• _PROBLEM REQUIREMENTS_
Print, word for word, the opening line of the data below and every line after it through the line that contains "const yBlack = [0, 0, 0.333, 1.0, 2.0, 4.0]", but not the pictures.
# start of DATA SEGMENT
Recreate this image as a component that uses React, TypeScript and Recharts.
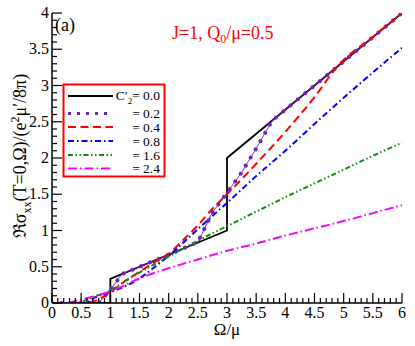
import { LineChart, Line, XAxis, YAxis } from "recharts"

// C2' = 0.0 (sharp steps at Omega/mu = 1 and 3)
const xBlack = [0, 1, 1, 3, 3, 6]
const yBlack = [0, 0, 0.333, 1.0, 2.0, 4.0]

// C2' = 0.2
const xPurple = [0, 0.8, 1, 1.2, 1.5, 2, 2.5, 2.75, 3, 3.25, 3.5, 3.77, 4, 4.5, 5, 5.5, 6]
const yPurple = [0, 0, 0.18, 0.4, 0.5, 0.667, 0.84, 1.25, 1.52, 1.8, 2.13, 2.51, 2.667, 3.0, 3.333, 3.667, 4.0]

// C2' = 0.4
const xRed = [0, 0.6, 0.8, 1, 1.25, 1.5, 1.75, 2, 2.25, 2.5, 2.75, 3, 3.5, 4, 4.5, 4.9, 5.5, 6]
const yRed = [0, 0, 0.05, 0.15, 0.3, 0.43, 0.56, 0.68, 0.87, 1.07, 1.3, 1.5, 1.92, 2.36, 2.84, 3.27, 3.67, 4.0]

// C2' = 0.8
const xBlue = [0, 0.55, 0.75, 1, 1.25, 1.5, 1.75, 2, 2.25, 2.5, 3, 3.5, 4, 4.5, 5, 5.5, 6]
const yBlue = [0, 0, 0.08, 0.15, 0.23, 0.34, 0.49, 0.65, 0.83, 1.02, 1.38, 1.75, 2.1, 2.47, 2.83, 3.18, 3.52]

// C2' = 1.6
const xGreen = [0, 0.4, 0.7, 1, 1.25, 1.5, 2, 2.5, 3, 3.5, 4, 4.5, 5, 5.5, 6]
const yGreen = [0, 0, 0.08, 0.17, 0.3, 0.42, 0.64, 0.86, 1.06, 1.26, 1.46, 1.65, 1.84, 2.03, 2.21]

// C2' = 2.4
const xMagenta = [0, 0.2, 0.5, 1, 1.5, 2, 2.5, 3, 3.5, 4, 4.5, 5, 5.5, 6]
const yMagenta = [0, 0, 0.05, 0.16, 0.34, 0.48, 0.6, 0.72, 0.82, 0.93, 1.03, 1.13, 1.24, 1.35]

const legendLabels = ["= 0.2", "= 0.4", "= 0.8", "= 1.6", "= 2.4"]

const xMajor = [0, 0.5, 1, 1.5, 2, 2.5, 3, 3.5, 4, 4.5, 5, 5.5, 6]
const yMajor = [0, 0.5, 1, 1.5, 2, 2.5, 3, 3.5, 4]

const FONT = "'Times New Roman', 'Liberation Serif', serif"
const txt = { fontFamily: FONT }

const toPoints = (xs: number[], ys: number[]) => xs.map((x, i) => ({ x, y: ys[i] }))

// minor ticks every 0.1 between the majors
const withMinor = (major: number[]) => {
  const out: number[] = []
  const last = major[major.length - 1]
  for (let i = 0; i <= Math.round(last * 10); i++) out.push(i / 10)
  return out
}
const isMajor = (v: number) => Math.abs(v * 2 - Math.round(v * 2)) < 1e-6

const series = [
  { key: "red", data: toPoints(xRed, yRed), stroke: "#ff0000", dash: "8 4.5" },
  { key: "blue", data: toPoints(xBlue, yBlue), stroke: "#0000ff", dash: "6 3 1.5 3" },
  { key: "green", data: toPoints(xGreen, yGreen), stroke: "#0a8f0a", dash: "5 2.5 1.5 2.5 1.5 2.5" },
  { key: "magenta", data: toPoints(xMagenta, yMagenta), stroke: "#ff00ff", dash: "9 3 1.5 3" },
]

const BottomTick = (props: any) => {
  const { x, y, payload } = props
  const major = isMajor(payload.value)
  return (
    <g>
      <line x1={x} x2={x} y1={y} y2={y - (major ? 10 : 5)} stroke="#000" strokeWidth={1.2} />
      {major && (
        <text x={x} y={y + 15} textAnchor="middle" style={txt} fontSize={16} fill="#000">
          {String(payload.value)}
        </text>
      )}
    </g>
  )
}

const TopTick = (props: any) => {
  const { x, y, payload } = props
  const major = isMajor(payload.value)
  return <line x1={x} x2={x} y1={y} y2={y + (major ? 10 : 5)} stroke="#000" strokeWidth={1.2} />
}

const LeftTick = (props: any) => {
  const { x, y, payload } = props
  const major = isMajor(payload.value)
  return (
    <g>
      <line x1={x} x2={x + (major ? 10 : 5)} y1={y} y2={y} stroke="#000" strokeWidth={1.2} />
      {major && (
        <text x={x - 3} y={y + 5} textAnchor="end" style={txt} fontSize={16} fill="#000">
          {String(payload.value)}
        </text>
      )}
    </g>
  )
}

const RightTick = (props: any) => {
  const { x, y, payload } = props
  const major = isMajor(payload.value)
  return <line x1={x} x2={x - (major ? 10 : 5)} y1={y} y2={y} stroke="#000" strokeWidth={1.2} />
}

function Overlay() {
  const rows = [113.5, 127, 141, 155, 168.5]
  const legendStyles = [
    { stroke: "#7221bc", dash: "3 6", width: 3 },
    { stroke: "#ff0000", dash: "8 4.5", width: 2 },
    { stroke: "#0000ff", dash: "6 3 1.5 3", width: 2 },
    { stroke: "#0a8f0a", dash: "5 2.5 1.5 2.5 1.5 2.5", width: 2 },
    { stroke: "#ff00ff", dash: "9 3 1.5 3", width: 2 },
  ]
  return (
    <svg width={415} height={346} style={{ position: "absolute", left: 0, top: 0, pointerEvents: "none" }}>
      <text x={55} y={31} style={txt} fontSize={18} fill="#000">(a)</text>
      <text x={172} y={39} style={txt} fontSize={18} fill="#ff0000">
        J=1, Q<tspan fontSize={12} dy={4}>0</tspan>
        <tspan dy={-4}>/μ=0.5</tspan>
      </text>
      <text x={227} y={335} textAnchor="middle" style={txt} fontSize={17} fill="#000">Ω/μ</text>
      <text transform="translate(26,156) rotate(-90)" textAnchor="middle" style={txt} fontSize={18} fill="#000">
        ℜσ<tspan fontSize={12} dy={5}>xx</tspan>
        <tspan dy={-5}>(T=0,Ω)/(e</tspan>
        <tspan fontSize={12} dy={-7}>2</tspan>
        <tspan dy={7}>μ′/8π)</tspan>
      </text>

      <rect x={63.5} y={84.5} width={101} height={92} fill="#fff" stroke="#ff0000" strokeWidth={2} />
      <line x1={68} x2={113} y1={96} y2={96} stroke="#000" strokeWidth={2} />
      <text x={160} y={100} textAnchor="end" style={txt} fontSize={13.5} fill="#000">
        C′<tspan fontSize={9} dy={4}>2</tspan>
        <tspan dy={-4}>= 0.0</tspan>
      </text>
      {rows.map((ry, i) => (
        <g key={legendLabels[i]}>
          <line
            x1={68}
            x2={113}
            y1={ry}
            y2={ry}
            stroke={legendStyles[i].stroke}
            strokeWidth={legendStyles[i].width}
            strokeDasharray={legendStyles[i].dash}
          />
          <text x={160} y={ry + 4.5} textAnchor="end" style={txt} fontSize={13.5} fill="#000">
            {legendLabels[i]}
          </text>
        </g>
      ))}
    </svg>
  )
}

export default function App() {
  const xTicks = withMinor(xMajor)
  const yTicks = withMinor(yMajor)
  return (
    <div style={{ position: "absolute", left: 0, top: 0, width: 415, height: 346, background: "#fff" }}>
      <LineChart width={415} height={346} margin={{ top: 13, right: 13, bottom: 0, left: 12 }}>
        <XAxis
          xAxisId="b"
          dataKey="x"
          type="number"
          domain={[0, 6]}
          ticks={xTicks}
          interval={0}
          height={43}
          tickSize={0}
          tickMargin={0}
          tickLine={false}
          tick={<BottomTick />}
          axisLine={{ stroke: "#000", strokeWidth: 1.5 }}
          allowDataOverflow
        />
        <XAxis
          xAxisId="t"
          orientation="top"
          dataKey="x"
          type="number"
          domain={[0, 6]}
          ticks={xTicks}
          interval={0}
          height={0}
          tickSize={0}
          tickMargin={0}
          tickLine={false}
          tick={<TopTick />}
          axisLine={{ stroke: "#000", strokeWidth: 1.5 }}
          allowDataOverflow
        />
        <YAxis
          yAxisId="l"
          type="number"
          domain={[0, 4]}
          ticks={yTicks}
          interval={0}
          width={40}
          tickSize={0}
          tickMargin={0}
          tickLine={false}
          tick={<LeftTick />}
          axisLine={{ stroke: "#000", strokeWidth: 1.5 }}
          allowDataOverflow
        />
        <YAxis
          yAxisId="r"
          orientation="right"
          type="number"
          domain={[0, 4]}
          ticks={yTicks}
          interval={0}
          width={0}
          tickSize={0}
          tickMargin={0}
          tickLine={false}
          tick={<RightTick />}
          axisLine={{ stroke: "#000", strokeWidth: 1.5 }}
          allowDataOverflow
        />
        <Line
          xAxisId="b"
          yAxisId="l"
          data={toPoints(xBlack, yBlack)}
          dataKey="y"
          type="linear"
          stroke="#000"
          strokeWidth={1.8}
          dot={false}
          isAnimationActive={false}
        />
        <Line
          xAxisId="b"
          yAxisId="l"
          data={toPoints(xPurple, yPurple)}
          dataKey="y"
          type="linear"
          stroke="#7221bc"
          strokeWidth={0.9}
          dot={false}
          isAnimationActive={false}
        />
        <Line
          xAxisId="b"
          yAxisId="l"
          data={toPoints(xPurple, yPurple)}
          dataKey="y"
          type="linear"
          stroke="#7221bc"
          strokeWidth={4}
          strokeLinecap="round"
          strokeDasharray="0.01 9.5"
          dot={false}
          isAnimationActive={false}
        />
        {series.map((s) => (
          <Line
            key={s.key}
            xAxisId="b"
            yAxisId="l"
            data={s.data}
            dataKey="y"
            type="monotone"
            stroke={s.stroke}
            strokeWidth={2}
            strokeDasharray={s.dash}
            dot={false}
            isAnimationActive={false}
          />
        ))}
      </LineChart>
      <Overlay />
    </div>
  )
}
# end of DATA SEGMENT
• _OUTPUT FOR THIS TASK_
Recreate this image as a component that uses React, TypeScript and Recharts.
import { LineChart, Line, XAxis, YAxis } from "recharts"

// C2' = 0.0 (sharp steps at Omega/mu = 1 and 3)
const xBlack = [0, 1, 1, 3, 3, 6]
const yBlack = [0, 0, 0.333, 1.0, 2.0, 4.0]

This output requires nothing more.